The time is around 33 AD and the trial and crucifixion of Jesus of Nazareth has just taken place. Was she one of the eye witnesses to this? The Greek Orthodox Church and the Coptic Church of Ethiopia celebrate Claudia with a feast day, believing that she also became a believer and that her ‘life passed in peace.”

Claudia comes before us, telling what she may have witnessed, what she may have seen and what she might have come to believe.

The Story of Ruth

(Taken from the Book of Ruth)

A Messianic prophesy from Isaiah 11:1-2 reads: “And there shall come forth a rod out of the stem of Jesse and a branch shall grow out of his roots, and the spirit of the Lord shall rest upon him. The spirit of wisdom and understanding, the spirit of counsel and might, the spirit of knowledge and of the fear of the Lord”.

Ruth, the Moabite woman, daughter-in-law of Naomi of Bethlehem, Judah. Ruth, the mother of Obed; Obed, the father of Jesse; Jesse, the father of David, King David from whose human seed came the long awaited Messiah, Jesus Christ.

Often in the Old Testament it was prophesied that the Messiah would be a light to the Gentiles. God often works in mysterious ways and he allowed this Gentile, Ruth to have her blood mixed with the blood of the Hebrews, His chosen people, to make up the lineage from which His son was to someday come. Though a Gentile, Ruth tells how she came to be a Mother of Israel, a life giver to the family of the Living God.

Queen Esther

(Taken from the Book of Esther)

The time is somewhere late 400 B. C. The place is the Persian Empire in the king’s palace in Shusan.

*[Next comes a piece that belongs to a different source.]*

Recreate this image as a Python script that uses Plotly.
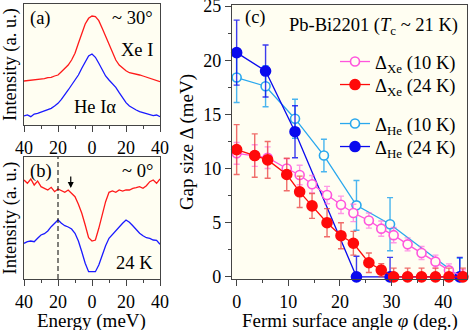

It has been about 100 years since Jerusalem was destroyed and the Jews taken captive into Babylon. Through a series of events, a descendent of these Hebrew captives became the Queen of Persia.

Because of Queen Esther’s wisdom and courage, a whole nation was saved. Seeing her God-given opportunity, she seized it and her life made a difference. To celebrate her heroism and this historic occasion, the Feast of Purim has been celebrated for centuries by the Jews every March.